New outbreak reported in China: thousands infected by highly infectious bacteria that comes from animals
10/24/2020 // Evangelyn Rodriguez // Views

China is on the verge of grappling with another potentially massive outbreak. According to The Epoch Times, a highly infectious bacterial disease called brucellosis is spreading to farms in neighboring Shaanxi Province, and even as far as Inner Mongolia. The disease initially took hold in China’s northwest Gansu Province last year after a botched sanitation procedure by a biopharmaceutical company.

The brucellosis outbreak was reported by local officials in July last year, several months ahead of the coronavirus outbreak in Wuhan that quickly spread across the globe and continues to force many countries into nationwide lockdowns. Just last month, Chinese media outlet Caixin reported that brucellosis, which can be transmitted from animals to humans, has already affected 10 residential communities within a 1-kilometer radius of Lanzhou city, where the outbreak was said to have originated. The city’s health commission has recently confirmed more than 3,000 positive cases of brucellosis, while the number of infected individuals in Inner Mongolia is yet to be confirmed.

Brucellosis and what caused the outbreak in China

Brucellosis, also known as Malta fever, is a persistent infection caused by bacteria belonging to the genus Brucella. These pathogens mainly infect cattle, swine, goats, sheep and dogs, and is usually caught by humans when they consume products that came from infected animals. According to the World Health Organization, brucellosis can also be transmitted via contact with blood, urine and other secretions from animals with the disease, but human-to-human transmission is very rare. Brucella bacteria can also spread through the air, and treatment for brucellosis can take several weeks or months, with a high possibility of recurrence.


On September 15, the Gansu Provincial Center for Disease Control and Prevention released an update regarding the current situation in Lanzhou city. Provincial and local authorities investigating the cause of the outbreak traced the Brucella leak to the Lanzhou Biopharmaceutical Plant, a state-owned pharmaceutical factory tasked to develop animal vaccines. Investigators discovered that from July 24 to August 20 of last year, the biopharmaceutical plant had used expired disinfectants while developing a vaccine for brucellosis. (Related: Natural treatment for human brucellosis found in a dwarf shrub native to east Asia.)

This tremendous lapse of judgment allowed exhaust from the plant to carry unsterilized fermented broth, which later turned into aerosol containing pathogenic Brucella bacteria. The aerosol was then carried by the wind to nearby Lanzhou Veterinary Research Institute, where almost 200 people subsequently contracted brucellosis. More than 20 faculty members at Lanzhou University who had visited the institute also tested positive for the disease, according to a report by the state-owned Xinhua News. As of last month, Lanzhou city’s health commission has confirmed 3,245 local cases, plus an additional 1,401 individuals who tested as preliminary positive for brucellosis.

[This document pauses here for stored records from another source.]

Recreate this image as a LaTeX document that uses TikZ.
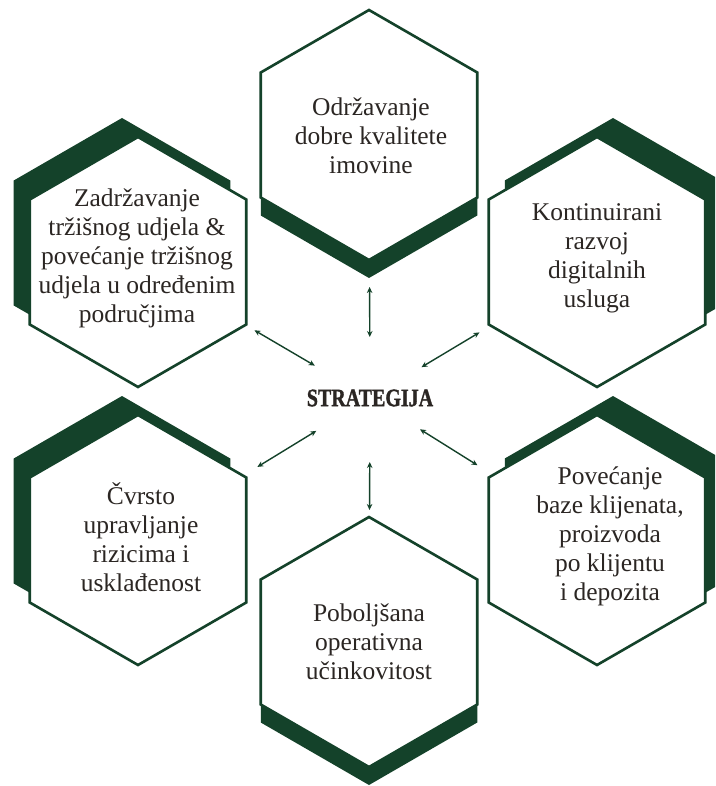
\documentclass[tikz,border=0pt]{standalone}
\usepackage{fontspec}
\setmainfont{Liberation Serif}
\newfontfamily\stratfont[FakeBold=1.5]{Liberation Serif}
\usepackage{graphicx}
\usetikzlibrary{shapes.geometric,arrows.meta,shadows}
\definecolor{hexgreen}{HTML}{14422A}
\definecolor{txt}{HTML}{2B2623}
\begin{document}
\begin{tikzpicture}[x=1pt,y=-1pt,
  hexbox/.style={regular polygon, regular polygon sides=6, shape border rotate=30,
    minimum size=250pt, inner sep=0pt, outer sep=0pt, draw=hexgreen, line width=2.6pt, fill=white},
  shUL/.style={general shadow={fill=hexgreen, shadow xshift=-16pt, shadow yshift=19pt}},
  shUR/.style={general shadow={fill=hexgreen, shadow xshift=16pt, shadow yshift=19pt}},
  shDN/.style={general shadow={fill=hexgreen, shadow xshift=0pt, shadow yshift=-18pt}},
  hextext/.style={align=center, text=txt, font=\fontsize{25.5}{29}\selectfont, inner sep=0pt},
  link/.style={draw=hexgreen, line width=1.4pt, {Stealth[length=6pt,width=5.5pt]}-{Stealth[length=6pt,width=5.5pt]}}]
\useasboundingbox (0,0) rectangle (715,786);
\clip (0,0) rectangle (715,786);
\fill[white] (0,0) rectangle (715,786);

\node[hexbox, shDN] (h1) at (369,135) {};
\node[hexbox, shUR] (h2) at (597,262) {};
\node[hexbox, shUR] (h3) at (597,540) {};
\node[hexbox, shDN] (h4) at (369,642) {};
\node[hexbox, shUL] (h5) at (138,540) {};
\node[hexbox, shUL] (h6) at (138,262) {};

\node[hextext] (t1) at (371,136) {Održavanje\\dobre kvalitete\\imovine};
\node[hextext] (t2) at (597,258) {Kontinuirani\\razvoj\\digitalnih\\usluga};
\node[hextext] (t3) at (610,536) {Povećanje\\baze klijenata,\\proizvoda\\po klijentu\\i depozita};
\node[hextext] (t4) at (369,642) {Poboljšana\\operativna\\učinkovitost};
\node[hextext] (t5) at (141,537) {Čvrsto\\upravljanje\\rizicima i\\usklađenost};
\node[hextext] (t6) at (137,258) {Zadržavanje\\tržišnog udjela \&\\povećanje tržišnog\\udjela u određenim\\područjima};

\node[text=txt, inner sep=0pt] (c) at (370,398)
  {\scalebox{0.8}[1]{\stratfont\bfseries\fontsize{25}{25}\selectfont STRATEGIJA}};

\draw[link, shorten <=61pt, shorten >=152pt] (c.center) -- (h1.center);
\draw[link, shorten <=60pt, shorten >=137pt] (c.center) -- (h2.center);
\draw[link, shorten <=59pt, shorten >=141pt] (c.center) -- (h3.center);
\draw[link, shorten <=64pt, shorten >=132pt] (c.center) -- (h4.center);
\draw[link, shorten <=63pt, shorten >=140pt] (c.center) -- (h5.center);
\draw[link, shorten <=64pt, shorten >=135pt] (c.center) -- (h6.center);
\end{tikzpicture}
\end{document}
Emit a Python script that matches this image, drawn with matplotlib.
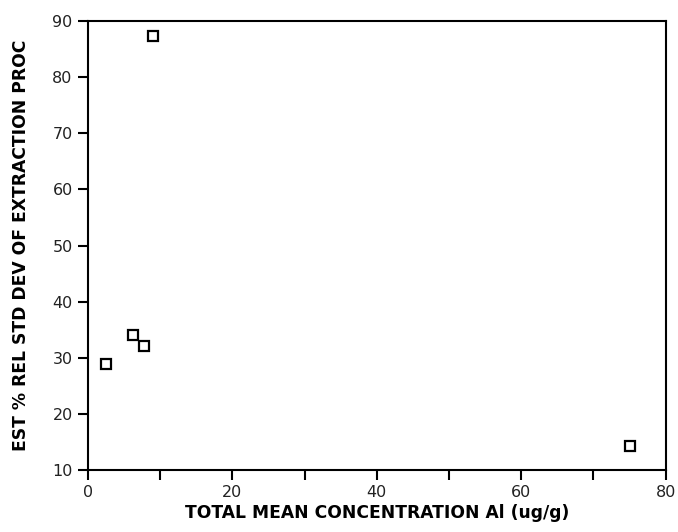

Locals fret as brucellosis spread worsens

On September 8, Shaanxi TV, a state-run media reported on Weibo -- the Chinese version of Twitter -- that five infants at a local hospital in the neighboring province of Shaanxi tested positive for brucellosis. This announcement has sparked fear among residents, particularly those living close to the pharmaceutical plant. Speaking to The Epoch Times, a 30-year-old woman from Lanzhou who was diagnosed with brucellosis back in January described her experience with the disease.

The anonymous woman said she still suffers from various symptoms, such as waist pain, foot pain and leg pain. She also said that she sweats profusely, especially while climbing the stairs to her apartment. The woman shared that she has also been having problems conceiving and believes that the disease might have adversely affected her fertility. Her fears are not entirely groundless, as earlier studies have identified brucellosis as a reproductive disease in animals. Later studies have linked the disease to poor pregnancy outcomes in humans.

Historically, brucellosis is known for causing flu-like symptoms. These symptoms, which include fever, chills, loss of appetite, sweats, weakness, fatigue, headache and joint, muscle and back pain, may disappear for weeks or months and then return without warning. Meanwhile, individuals with chronic brucellosis tend to suffer from more severe symptoms, such as arthritis, endocarditis (heart inflammation) and spondylitis -- a form of arthritis that affects the spine and nearby joints.

In Inner Mongolia, an autonomous region 1,168 miles north of Gansu Province (where Lanzhou city is located), a man working on a farm told The Epoch Times that he’s had most, if not all, of these symptoms.

“I was diagnosed in September last year and have been undergoing treatment. My early symptoms were fatigue and sweating. Now I have joint pains and inflammation — mainly in the shoulder and elbow joints, and partly in the reproductive system.” He also said that six of his colleagues, as well as several thousand more in Inner Mongolia – a number that’s still unconfirmed as of writing – have also been diagnosed with brucellosis.

While the mortality rate for brucellosis is very low, Lanzhou residents are still worried, especially since no medical institution currently treats brucellosis in the city.